_Task brief_. Restate the whole of the material. Keep every word, and drop the pictures.
* * * * *
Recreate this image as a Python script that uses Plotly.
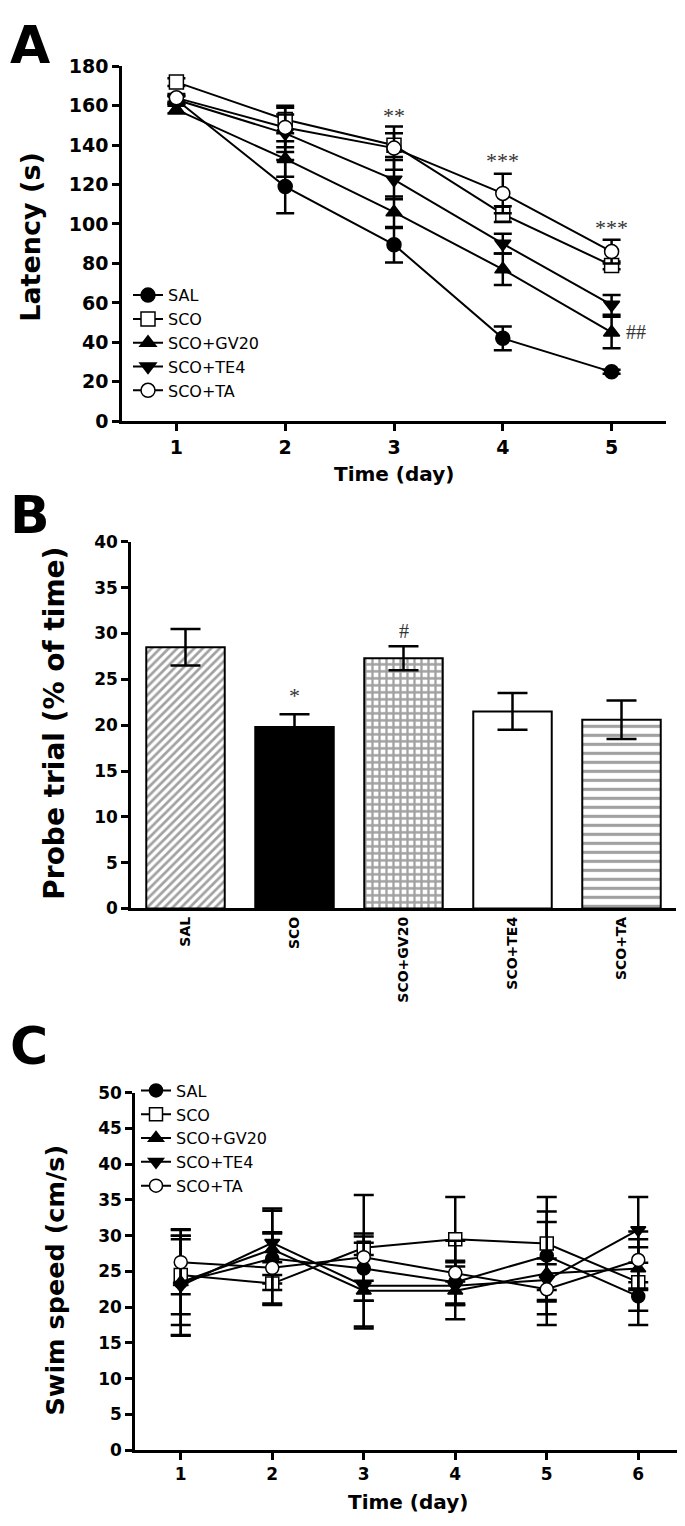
import plotly.graph_objects as go

W, H = 685, 1526

def px(x):
    return x / W

def py(y):
    return 1 - y / H

# ---------------- data ----------------
groups = ["SAL", "SCO", "SCO+GV20", "SCO+TE4", "SCO+TA"]

# Panel A: escape latency (s), days 1-5
days_a = [1, 2, 3, 4, 5]
lat_sal = [163, 119, 89.5, 42, 25]
lat_sal_err = [2, 13.5, 9, 6, 1]
lat_sco = [172, 153, 140, 105, 79]
lat_sco_err = [2, 7, 6, 4, 2]
lat_gv20 = [158, 133, 106, 77, 45]
lat_gv20_err = [2, 9, 8, 8, 8]
lat_te4 = [163, 146, 122.5, 90, 59]
lat_te4_err = [2, 9.5, 10, 5, 5]
lat_ta = [164, 149, 138.5, 115.5, 86]
lat_ta_err = [2, 10, 11, 10, 6]

# Panel B: probe trial (% of time)
probe = [28.5, 19.8, 27.3, 21.5, 20.6]
probe_err = [2.0, 1.4, 1.3, 2.0, 2.1]

# Panel C: swim speed (cm/s), days 1-6
days_c = [1, 2, 3, 4, 5, 6]
sw_sal = [23.5, 26.8, 25.4, 23.5, 27.2, 21.5]
sw_sal_err = [7.4, 3.5, 4.5, 3.0, 6.2, 2.0]
sw_sco = [24.5, 23.3, 28.3, 29.5, 28.9, 23.5]
sw_sco_err = [5.5, 3.0, 7.4, 5.9, 6.5, 6.0]
sw_gv20 = [23.5, 28.1, 22.3, 22.3, 24.7, 25.4]
sw_gv20_err = [6.0, 5.7, 5.0, 4.0, 7.2, 3.0]
sw_te4 = [23.0, 29.0, 23.0, 23.0, 23.8, 30.8]
sw_te4_err = [7.0, 4.5, 6.0, 2.7, 3.0, 4.6]
sw_ta = [26.3, 25.5, 27.0, 24.8, 22.5, 26.6]
sw_ta_err = [4.5, 5.0, 3.3, 4.5, 3.5, 4.0]

lat_series = [lat_sal, lat_sco, lat_gv20, lat_te4, lat_ta]
lat_errs = [lat_sal_err, lat_sco_err, lat_gv20_err, lat_te4_err, lat_ta_err]
sw_series = [sw_sal, sw_sco, sw_gv20, sw_te4, sw_ta]
sw_errs = [sw_sal_err, sw_sco_err, sw_gv20_err, sw_te4_err, sw_ta_err]

# ---------------- styles ----------------
symbols = ["circle", "square", "triangle-up", "triangle-down", "circle"]
fills = ["black", "white", "black", "black", "white"]

FONT = "DejaVu Sans"

fig = go.Figure()

for i, g in enumerate(groups):
    fig.add_trace(go.Scatter(
        x=days_a, y=lat_series[i], name=g, mode="lines+markers",
        xaxis="x", yaxis="y", legend="legend",
        line=dict(color="black", width=2),
        marker=dict(symbol=symbols[i], size=14, color=fills[i],
                    line=dict(color="black", width=1.5)),
        error_y=dict(type="data", array=lat_errs[i], color="black",
                     thickness=2.5, width=9),
    ))

fig.add_trace(go.Bar(
    x=groups, y=probe, xaxis="x2", yaxis="y2", showlegend=False, width=0.72,
    error_y=dict(type="data", array=probe_err, color="black", thickness=2.5, width=15),
    marker=dict(
        color=["white", "black", "white", "white", "white"],
        line=dict(color="black", width=2),
        pattern=dict(shape=["/", "", "+", "", "-"],
                     fgcolor=["#333333", "black", "black", "black", "black"],
                     bgcolor=["white", "black", "white", "white", "white"],
                     size=[6, 8, 7, 8, 9],
                     solidity=[0.45, 0.3, 0.55, 0.3, 0.35]),
    ),
))

for i, g in enumerate(groups):
    fig.add_trace(go.Scatter(
        x=days_c, y=sw_series[i], name=g, mode="lines+markers",
        xaxis="x3", yaxis="y3", legend="legend2",
        line=dict(color="black", width=2),
        marker=dict(symbol=symbols[i], size=13, color=fills[i],
                    line=dict(color="black", width=1.5)),
        error_y=dict(type="data", array=sw_errs[i], color="black",
                     thickness=2.5, width=10),
    ))

axis_common = dict(showline=True, linecolor="black", linewidth=2.5, ticks="outside",
                   ticklen=7, tickwidth=2.5, tickcolor="black", showgrid=False,
                   zeroline=False,
                   tickfont=dict(family=FONT, size=17, color="black", weight="bold"))

leg_common = dict(bgcolor="rgba(0,0,0,0)", font=dict(family=FONT, size=16, color="black"),
                  xanchor="left", yanchor="top", tracegroupgap=0, itemwidth=30)

fig.update_layout(
    width=W, height=H, margin=dict(l=0, r=0, t=0, b=0),
    paper_bgcolor="white", plot_bgcolor="white",
    xaxis=dict(axis_common, domain=[px(114), px(658)], range=[0.5, 5.5],
               tickvals=days_a, anchor="y",
               tickfont=dict(family=FONT, size=19, color="black", weight="bold")),
    yaxis=dict(axis_common, domain=[py(408), py(48)], range=[0, 180], dtick=20, anchor="x",
               tickfont=dict(family=FONT, size=19, color="black", weight="bold")),
    xaxis2=dict(axis_common, domain=[px(123), px(668)], range=[-0.5, 4.5], anchor="y2",
                ticks="", tickangle=-90,
                tickfont=dict(family=FONT, size=14, color="black", weight="bold")),
    yaxis2=dict(axis_common, domain=[py(902.5), py(530.5)], range=[0, 40], dtick=5, anchor="x2"),
    xaxis3=dict(axis_common, domain=[px(127), px(676)], range=[0.5, 6.5],
                tickvals=days_c, anchor="y3"),
    yaxis3=dict(axis_common, domain=[py(1452), py(1089.5)], range=[0, 50], dtick=5, anchor="x3"),
    legend=dict(leg_common, x=px(120), y=py(263)),
    legend2=dict(leg_common, x=px(128), y=py(1070)),
    bargap=0.28,
)

def note(text, x, y, size, family=FONT, angle=0, color="black", xanchor="center",
         xref="paper", yref="paper"):
    if xref == "paper":
        x = px(x)
    if yref == "paper":
        y = py(y)
    return dict(text=text, x=x, y=y, xref=xref, yref=yref, xanchor=xanchor,
                yanchor="middle", textangle=angle, showarrow=False,
                font=dict(family=family, size=size, color=color))

ann = []
# panel letters
ann.append(note("<b>A</b>", 0, 26, 52, xanchor="left"))
ann.append(note("<b>B</b>", 0, 503, 52, xanchor="left"))
ann.append(note("<b>C</b>", 0, 1042, 52, xanchor="left"))
# axis titles
ann.append(note("<b>Latency (s)</b>", 23, 221, 27, angle=-90))
ann.append(note("<b>Time (day)</b>", 386, 462, 20))
ann.append(note("<b>Probe trial (% of time)</b>", 47, 715, 28, angle=-90))
ann.append(note("<b>Swim speed (cm/s)</b>", 47, 1280, 25.5, angle=-90))
ann.append(note("<b>Time (day)</b>", 400, 1505, 20))
# significance marks
SERIF = "Liberation Serif"
ann.append(note("**", 3, 155, 22, family=SERIF, color="#333333", xref="x", yref="y"))
ann.append(note("***", 4, 132, 22, family=SERIF, color="#333333", xref="x", yref="y"))
ann.append(note("***", 5, 98, 22, family=SERIF, color="#333333", xref="x", yref="y"))
ann.append(note("##", 5.11, 45, 20, family=SERIF, color="#333333", xanchor="left",
                xref="x", yref="y"))
ann.append(note("*", "SCO", 23.2, 22, family=SERIF, color="#333333", xref="x2", yref="y2"))
ann.append(note("#", "SCO+GV20", 30.3, 20, family=SERIF, color="#333333", xref="x2", yref="y2"))
fig.update_layout(annotations=ann)

fig.write_html("out.html")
* * * * *
_Written response_.
Recreate this image as a Python script that uses Plotly.
import plotly.graph_objects as go

W, H = 685, 1526

def px(x):
    return x / W

def py(y):
    return 1 - y / H

# ---------------- data ----------------
groups = ["SAL", "SCO", "SCO+GV20", "SCO+TE4", "SCO+TA"]

# Panel A: escape latency (s), days 1-5
days_a = [1, 2, 3, 4, 5]
lat_sal = [163, 119, 89.5, 42, 25]
lat_sal_err = [2, 13.5, 9, 6, 1]
lat_sco = [172, 153, 140, 105, 79]
lat_sco_err = [2, 7, 6, 4, 2]
lat_gv20 = [158, 133, 106, 77, 45]
lat_gv20_err = [2, 9, 8, 8, 8]
lat_te4 = [163, 146, 122.5, 90, 59]
lat_te4_err = [2, 9.5, 10, 5, 5]
lat_ta = [164, 149, 138.5, 115.5, 86]
lat_ta_err = [2, 10, 11, 10, 6]

# Panel B: probe trial (% of time)
probe = [28.5, 19.8, 27.3, 21.5, 20.6]
probe_err = [2.0, 1.4, 1.3, 2.0, 2.1]

# Panel C: swim speed (cm/s), days 1-6
days_c = [1, 2, 3, 4, 5, 6]
sw_sal = [23.5, 26.8, 25.4, 23.5, 27.2, 21.5]
sw_sal_err = [7.4, 3.5, 4.5, 3.0, 6.2, 2.0]
sw_sco = [24.5, 23.3, 28.3, 29.5, 28.9, 23.5]
sw_sco_err = [5.5, 3.0, 7.4, 5.9, 6.5, 6.0]
sw_gv20 = [23.5, 28.1, 22.3, 22.3, 24.7, 25.4]
sw_gv20_err = [6.0, 5.7, 5.0, 4.0, 7.2, 3.0]
sw_te4 = [23.0, 29.0, 23.0, 23.0, 23.8, 30.8]
sw_te4_err = [7.0, 4.5, 6.0, 2.7, 3.0, 4.6]
sw_ta = [26.3, 25.5, 27.0, 24.8, 22.5, 26.6]
sw_ta_err = [4.5, 5.0, 3.3, 4.5, 3.5, 4.0]

lat_series = [lat_sal, lat_sco, lat_gv20, lat_te4, lat_ta]
lat_errs = [lat_sal_err, lat_sco_err, lat_gv20_err, lat_te4_err, lat_ta_err]
sw_series = [sw_sal, sw_sco, sw_gv20, sw_te4, sw_ta]
sw_errs = [sw_sal_err, sw_sco_err, sw_gv20_err, sw_te4_err, sw_ta_err]

# ---------------- styles ----------------
symbols = ["circle", "square", "triangle-up", "triangle-down", "circle"]
fills = ["black", "white", "black", "black", "white"]

FONT = "DejaVu Sans"

fig = go.Figure()

for i, g in enumerate(groups):
    fig.add_trace(go.Scatter(
        x=days_a, y=lat_series[i], name=g, mode="lines+markers",
        xaxis="x", yaxis="y", legend="legend",
        line=dict(color="black", width=2),
        marker=dict(symbol=symbols[i], size=14, color=fills[i],
                    line=dict(color="black", width=1.5)),
        error_y=dict(type="data", array=lat_errs[i], color="black",
                     thickness=2.5, width=9),
    ))

fig.add_trace(go.Bar(
    x=groups, y=probe, xaxis="x2", yaxis="y2", showlegend=False, width=0.72,
    error_y=dict(type="data", array=probe_err, color="black", thickness=2.5, width=15),
    marker=dict(
        color=["white", "black", "white", "white", "white"],
        line=dict(color="black", width=2),
        pattern=dict(shape=["/", "", "+", "", "-"],
                     fgcolor=["#333333", "black", "black", "black", "black"],
                     bgcolor=["white", "black", "white", "white", "white"],
                     size=[6, 8, 7, 8, 9],
                     solidity=[0.45, 0.3, 0.55, 0.3, 0.35]),
    ),
))

for i, g in enumerate(groups):
    fig.add_trace(go.Scatter(
        x=days_c, y=sw_series[i], name=g, mode="lines+markers",
        xaxis="x3", yaxis="y3", legend="legend2",
        line=dict(color="black", width=2),
        marker=dict(symbol=symbols[i], size=13, color=fills[i],
                    line=dict(color="black", width=1.5)),
        error_y=dict(type="data", array=sw_errs[i], color="black",
                     thickness=2.5, width=10),
    ))

axis_common = dict(showline=True, linecolor="black", linewidth=2.5, ticks="outside",
                   ticklen=7, tickwidth=2.5, tickcolor="black", showgrid=False,
                   zeroline=False,
                   tickfont=dict(family=FONT, size=17, color="black", weight="bold"))

leg_common = dict(bgcolor="rgba(0,0,0,0)", font=dict(family=FONT, size=16, color="black"),
                  xanchor="left", yanchor="top", tracegroupgap=0, itemwidth=30)

fig.update_layout(
    width=W, height=H, margin=dict(l=0, r=0, t=0, b=0),
    paper_bgcolor="white", plot_bgcolor="white",
    xaxis=dict(axis_common, domain=[px(114), px(658)], range=[0.5, 5.5],
               tickvals=days_a, anchor="y",
               tickfont=dict(family=FONT, size=19, color="black", weight="bold")),
    yaxis=dict(axis_common, domain=[py(408), py(48)], range=[0, 180], dtick=20, anchor="x",
               tickfont=dict(family=FONT, size=19, color="black", weight="bold")),
    xaxis2=dict(axis_common, domain=[px(123), px(668)], range=[-0.5, 4.5], anchor="y2",
                ticks="", tickangle=-90,
                tickfont=dict(family=FONT, size=14, color="black", weight="bold")),
    yaxis2=dict(axis_common, domain=[py(902.5), py(530.5)], range=[0, 40], dtick=5, anchor="x2"),
    xaxis3=dict(axis_common, domain=[px(127), px(676)], range=[0.5, 6.5],
                tickvals=days_c, anchor="y3"),
    yaxis3=dict(axis_common, domain=[py(1452), py(1089.5)], range=[0, 50], dtick=5, anchor="x3"),
    legend=dict(leg_common, x=px(120), y=py(263)),
    legend2=dict(leg_common, x=px(128), y=py(1070)),
    bargap=0.28,
)

def note(text, x, y, size, family=FONT, angle=0, color="black", xanchor="center",
         xref="paper", yref="paper"):
    if xref == "paper":
        x = px(x)
    if yref == "paper":
        y = py(y)
    return dict(text=text, x=x, y=y, xref=xref, yref=yref, xanchor=xanchor,
                yanchor="middle", textangle=angle, showarrow=False,
                font=dict(family=family, size=size, color=color))

ann = []
# panel letters
ann.append(note("<b>A</b>", 0, 26, 52, xanchor="left"))
ann.append(note("<b>B</b>", 0, 503, 52, xanchor="left"))
ann.append(note("<b>C</b>", 0, 1042, 52, xanchor="left"))
# axis titles
ann.append(note("<b>Latency (s)</b>", 23, 221, 27, angle=-90))
ann.append(note("<b>Time (day)</b>", 386, 462, 20))
ann.append(note("<b>Probe trial (% of time)</b>", 47, 715, 28, angle=-90))
ann.append(note("<b>Swim speed (cm/s)</b>", 47, 1280, 25.5, angle=-90))
ann.append(note("<b>Time (day)</b>", 400, 1505, 20))
# significance marks
SERIF = "Liberation Serif"
ann.append(note("**", 3, 155, 22, family=SERIF, color="#333333", xref="x", yref="y"))
ann.append(note("***", 4, 132, 22, family=SERIF, color="#333333", xref="x", yref="y"))
ann.append(note("***", 5, 98, 22, family=SERIF, color="#333333", xref="x", yref="y"))
ann.append(note("##", 5.11, 45, 20, family=SERIF, color="#333333", xanchor="left",
                xref="x", yref="y"))
ann.append(note("*", "SCO", 23.2, 22, family=SERIF, color="#333333", xref="x2", yref="y2"))
ann.append(note("#", "SCO+GV20", 30.3, 20, family=SERIF, color="#333333", xref="x2", yref="y2"))
fig.update_layout(annotations=ann)

fig.write_html("out.html")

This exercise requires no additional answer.